Asterix became the second consecutive winner of the New Zealand Derby for his trainers, the Matamata-based partnership of Lance O'Sullivan and Andrew Scott. He was also the second Derby winner in the green and red colours of the Kelt family, who also owned the 1993 winner Popsy. Former international cricketer Mark Greatbatch also shares in the ownership.

Asterix was bred by Sir Owen Glenn's Go Bloodstock, and he was bought for NZ$450,000 at the 2020 New Zealand Bloodstock Ready to Run Sale by bloodstock agent Bruce Perry.

Asterix made his debut less than two months before his Derby triumph, finishing sixth in a 1400-metre race at Matamata on January 12. An eighth placing followed at Te Rapa on February 2, before Asterix stepped up to 2100 metres and recorded a maiden victory at Tauranga on February 16.

The Derby was a massive step up in class for the emerging stayer, who was sent out as one of the outsiders of the field at 45-to-one. Pre-race attention was dominated by the high-class filly La Crique, who had scored runaway victories in the Desert Gold Stakes and Avondale Guineas in her two previous starts.

But after biding his time at the back of the field, Asterix and Johnathan Parkes began to creep forward out wide as the field made their way down the side of the track.
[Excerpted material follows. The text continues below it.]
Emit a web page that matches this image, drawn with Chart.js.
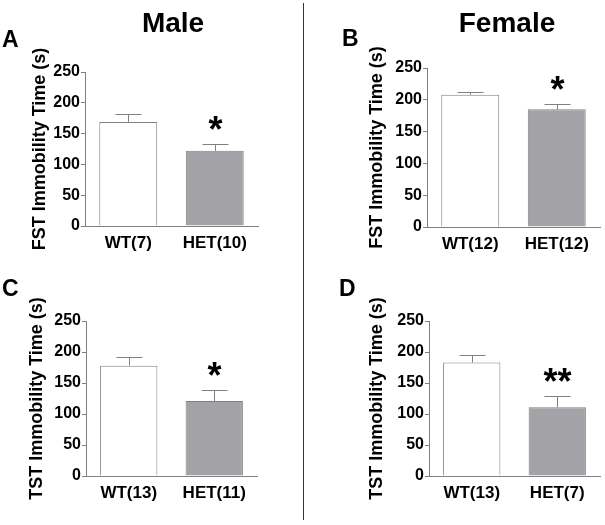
<!DOCTYPE html>
<html>
<head>
<meta charset="utf-8">
<script src="https://cdn.jsdelivr.net/npm/chart.js@4"></script>
<style>
  body { margin: 0; background: #fff; }
  #wrap { position: relative; width: 605px; height: 525px; overflow: hidden; font-family: 'Liberation Sans', Arial, sans-serif; }
  .panel { position: absolute; width: 300px; height: 260px; }
  .txt { position: absolute; font-weight: bold; color: #000; line-height: 1; white-space: nowrap; }
  #divider { position: absolute; left: 303px; top: 3px; width: 1px; height: 517px; background: #333; }
</style>
</head>
<body>
<div id="wrap">
  <div class="panel" style="left:0;top:0"><canvas id="chartA"></canvas></div>
  <div class="panel" style="left:305px;top:0"><canvas id="chartB"></canvas></div>
  <div class="panel" style="left:0;top:260px"><canvas id="chartC"></canvas></div>
  <div class="panel" style="left:305px;top:260px"><canvas id="chartD"></canvas></div>
  <div id="divider"></div>
  <div class="txt" style="left:108px;top:9px;width:130px;text-align:center;font-size:28px">Male</div>
  <div class="txt" style="left:442px;top:9px;width:130px;text-align:center;font-size:28px">Female</div>
  <div class="txt" style="left:2px;top:28px;font-size:23px">A</div>
  <div class="txt" style="left:342px;top:27px;font-size:23px">B</div>
  <div class="txt" style="left:2px;top:277px;font-size:23px">C</div>
  <div class="txt" style="left:339px;top:277px;font-size:23px">D</div>
</div>
<script>
// data
const labelsA = ['WT(7)', 'HET(10)'];
const meanA = [169, 122];
const semA = [13, 11];
const starsA = ['', '*'];

const labelsB = ['WT(12)', 'HET(12)'];
const meanB = [208, 185];
const semB = [4, 9];
const starsB = ['', '*'];

const labelsC = ['WT(13)', 'HET(11)'];
const meanC = [178, 121];
const semC = [14, 18];
const starsC = ['', '*'];

const labelsD = ['WT(13)', 'HET(7)'];
const meanD = [183, 111];
const semD = [12, 18];
const starsD = ['', '**'];

const yTicks = [0, 50, 100, 150, 200, 250];

const FONT = "'Liberation Sans', Arial, sans-serif";
const GRAY = '#808080';

// error bars (upper only) + significance stars
const errorBarPlugin = {
    id: 'errorBars',
    afterDatasetsDraw(chart, args, opts) {
        const ctx = chart.ctx;
        const yScale = chart.scales.y;
        const meta = chart.getDatasetMeta(0);
        ctx.save();
        ctx.strokeStyle = GRAY;
        ctx.lineWidth = 1;
        meta.data.forEach((bar, i) => {
            const yTop = yScale.getPixelForValue(opts.mean[i]);
            const yCap = yScale.getPixelForValue(opts.mean[i] + opts.sem[i]);
            const x = Math.round(bar.x) + 0.5;
            ctx.beginPath();
            ctx.moveTo(x, yTop);
            ctx.lineTo(x, Math.round(yCap) + 0.5);
            ctx.moveTo(x - 13, Math.round(yCap) + 0.5);
            ctx.lineTo(x + 13, Math.round(yCap) + 0.5);
            ctx.stroke();
            if (opts.stars[i]) {
                ctx.fillStyle = '#000';
                ctx.font = 'bold 36px ' + FONT;
                ctx.textAlign = 'center';
                ctx.textBaseline = 'alphabetic';
                const m = ctx.measureText(opts.stars[i]);
                const h = m.actualBoundingBoxAscent - m.actualBoundingBoxDescent;
                const cy = yCap - 9;
                ctx.fillText(opts.stars[i], x, cy + m.actualBoundingBoxAscent - h / 2);
            }
        });
        ctx.restore();
    }
};

function makeChart(id, labels, mean, sem, stars, title, box) {
    new Chart(document.getElementById(id), {
        type: 'bar',
        data: {
            labels: labels,
            datasets: [{
                data: mean,
                backgroundColor: ['#ffffff', '#a3a3a7'],
                borderColor: GRAY,
                borderWidth: 1,
                barPercentage: 0.67,
                categoryPercentage: 1.0
            }]
        },
        options: {
            responsive: true,
            maintainAspectRatio: false,
            animation: false,
            layout: { padding: { left: 0, top: box.top, right: box.right, bottom: 0 } },
            plugins: {
                legend: { display: false },
                tooltip: { enabled: false },
                errorBars: { mean: mean, sem: sem, stars: stars }
            },
            scales: {
                x: {
                    grid: { display: false, drawTicks: false },
                    border: { display: true, color: GRAY, width: 1 },
                    ticks: { color: '#000', padding: 7, font: { family: FONT, size: 17, weight: 'bold' } },
                    afterFit(s) { s.height = box.xh; }
                },
                y: {
                    min: 0,
                    max: 250,
                    afterBuildTicks(s) { s.ticks = yTicks.map(v => ({ value: v })); },
                    grid: { drawOnChartArea: false, drawTicks: true, tickLength: 4, color: GRAY },
                    border: { display: true, color: GRAY, width: 1 },
                    ticks: { color: '#000', padding: 1, font: { family: FONT, size: 16, weight: 'bold' } },
                    title: {
                        display: true,
                        text: title,
                        color: '#000',
                        font: { family: FONT, size: 18, weight: 'bold' },
                        padding: { top: box.tpad, bottom: 0 }
                    },
                    afterFit(s) { s.width = box.yw; }
                }
            }
        },
        plugins: [errorBarPlugin]
    });
}

makeChart('chartA', labelsA, meanA, semA, starsA, 'FST Immobility Time (s)', { top: 72, right: 42, xh: 34, yw: 85, tpad: 29 });
makeChart('chartB', labelsB, meanB, semB, starsB, 'FST Immobility Time (s)', { top: 68, right: 5, xh: 33, yw: 122, tpad: 61 });
makeChart('chartC', labelsC, meanC, semC, starsC, 'TST Immobility Time (s)', { top: 61, right: 43, xh: 44, yw: 86, tpad: 26 });
makeChart('chartD', labelsD, meanD, semD, starsD, 'TST Immobility Time (s)', { top: 61, right: 5, xh: 44, yw: 124, tpad: 61 });
</script>
</body>
</html>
Asterix swooped around the extreme outside at the home turn and challenged for the lead at the top of the straight, bounding clear with less than 200 metres to run.

La Crique was in an awkward position at the turn and took a crucial few seconds to work her way into the clear, by which time Asterix was well out of reach, winning by a length and a half.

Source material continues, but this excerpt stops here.